Lucie Vétillard , 22 juillet 2015

Le 16 juillet 2015, la Cour de justice de l’Union européenne s’est prononcée dans le cadre d’une procédure préjudicielle d’urgence sur l’interprétation des articles 12, 15 et 17 de la décision-cadre 2002/584/JAI relative au mandat d’arrêt européen et aux procédures de remise entre Etats membres(aff. C- 237/15 PPU). La High Court d’Irlande posait la question de savoir si ces articles devaient être interprétés en ce sens qu’ils s’opposent à ce que, après l’expiration des délais fixés à l’article 17 de la décision-cadre relatif à l’adoption de la décision sur l’exécution du mandat d’arrêt européen, l’autorité judiciaire d’exécution, d’une part, adopte la décision sur l’exécution du mandat d’arrêt européen, et d’autre part, maintienne la personne recherchée en détention alors que la durée totale de la période de détention de cette personne excède lesdits délais.
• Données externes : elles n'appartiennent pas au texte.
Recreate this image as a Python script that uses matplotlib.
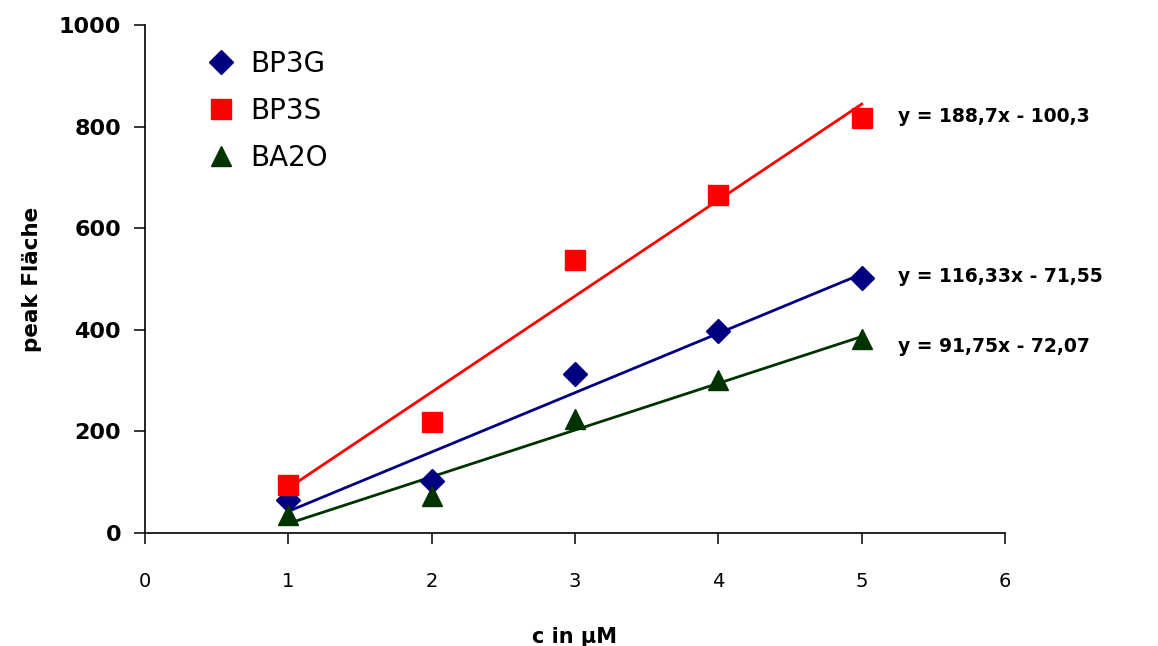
import numpy as np
import matplotlib
matplotlib.use("Agg")
import matplotlib.pyplot as plt

conc = [1, 2, 3, 4, 5]
bp3g = [65, 103, 313, 398, 502]
bp3s = [95, 218, 537, 665, 817]
ba2o = [35, 72, 224, 301, 381]

series_names = ["BP3G", "BP3S", "BA2O"]
equations = ["y = 116,33x - 71,55", "y = 188,7x - 100,3", "y = 91,75x - 72,07"]
x_ticks = [0, 1, 2, 3, 4, 5, 6]
y_ticks = [0, 200, 400, 600, 800, 1000]

colors = ["#000080", "#FF0000", "#003300"]
markers = ["D", "s", "^"]
msizes = [12, 14, 15]

fig = plt.figure(figsize=(11.58, 6.46), dpi=100)
ax = fig.add_axes([0.125, 0.175, 0.743, 0.786])

for name, ys, c, m, ms in zip(series_names, [bp3g, bp3s, ba2o], colors, markers, msizes):
    x = np.array(conc, dtype=float)
    y = np.array(ys, dtype=float)
    k, d = np.polyfit(x, y, 1)
    xl = np.array([x.min(), x.max()])
    ax.plot(xl, k * xl + d, color=c, lw=2.0, zorder=2)
    ax.plot(x, y, linestyle="none", marker=m, markersize=ms, color=c, label=name, zorder=3)

# equation labels
eq_pos = [(5.25, 505), (5.25, 820), (5.25, 368)]
for (ex, ey), eq in zip(eq_pos, equations):
    ax.text(ex, ey, eq, fontsize=13.5, fontweight="bold", va="center", ha="left")

ax.set_xlim(0, 6)
ax.set_ylim(0, 1000)
ax.set_xticks(x_ticks)
ax.set_yticks(y_ticks)
ax.spines["top"].set_visible(False)
ax.spines["right"].set_visible(False)
ax.spines["left"].set_linewidth(1.2)
ax.spines["bottom"].set_linewidth(1.2)
ax.tick_params(axis="both", direction="out", length=8, width=1.1)
ax.tick_params(axis="x", labelsize=14, pad=20)
ax.tick_params(axis="y", labelsize=16, pad=9)
for lab in ax.get_yticklabels():
    lab.set_fontweight("bold")

ax.set_xlabel("c in µM", fontsize=15, fontweight="bold", labelpad=26)
ax.set_ylabel("peak Fläche", fontsize=15.5, fontweight="bold", labelpad=12)

leg = ax.legend(loc="upper left", bbox_to_anchor=(0.044, 1.0), frameon=False,
                fontsize=20, handletextpad=0.55, labelspacing=0.68, handlelength=1.0)

fig.savefig("out.png", dpi=100)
Le litige au principal concernait M. Lanigan à l’encontre duquel le juge pénal irlandais avait émis un mandat d’arrêt européen en 2012, contresigné par la High Court en 2013, en raison de poursuites pénales dont il avait fait l’objet au Royaume-Uni pour des faits d’homicide involontaire et de détention d’une arme à feu. En janvier 2013, M. Lanigan fut interpellé sur le fondement du mandat d’arrêt européen. Toutefois, il s’opposa à sa remise aux autorités britanniques. L’examen de sa situation débuta en juin 2014 en raison de retards dus à des incidents de procédure. La décision d’exécution fut de nouveau retardée par des demandes d’informations supplémentaires suite à l’argument de M. Lanigan selon lequel sa remise aux autorités britanniques serait susceptible de porter atteinte à sa vie. Fin 2014, M. Lanigan fit enfin valoir devant la High Court que la décision de remise aux autorités britanniques devait être rejetée en raison du dépassement des délais prévus dans la décision-cadre.

La Cour de justice accueille d’abord la demande de procédure préjudicielle d’urgence en constatant qu’il s’agit bien d’un litige relatif à la troisième partie du TFUE, titre V, relatif à l’espace de liberté, de sécurité, et de justice. De plus, M. Lanigan est privé de liberté et son maintien en détention dépend de la solution du litige au principal.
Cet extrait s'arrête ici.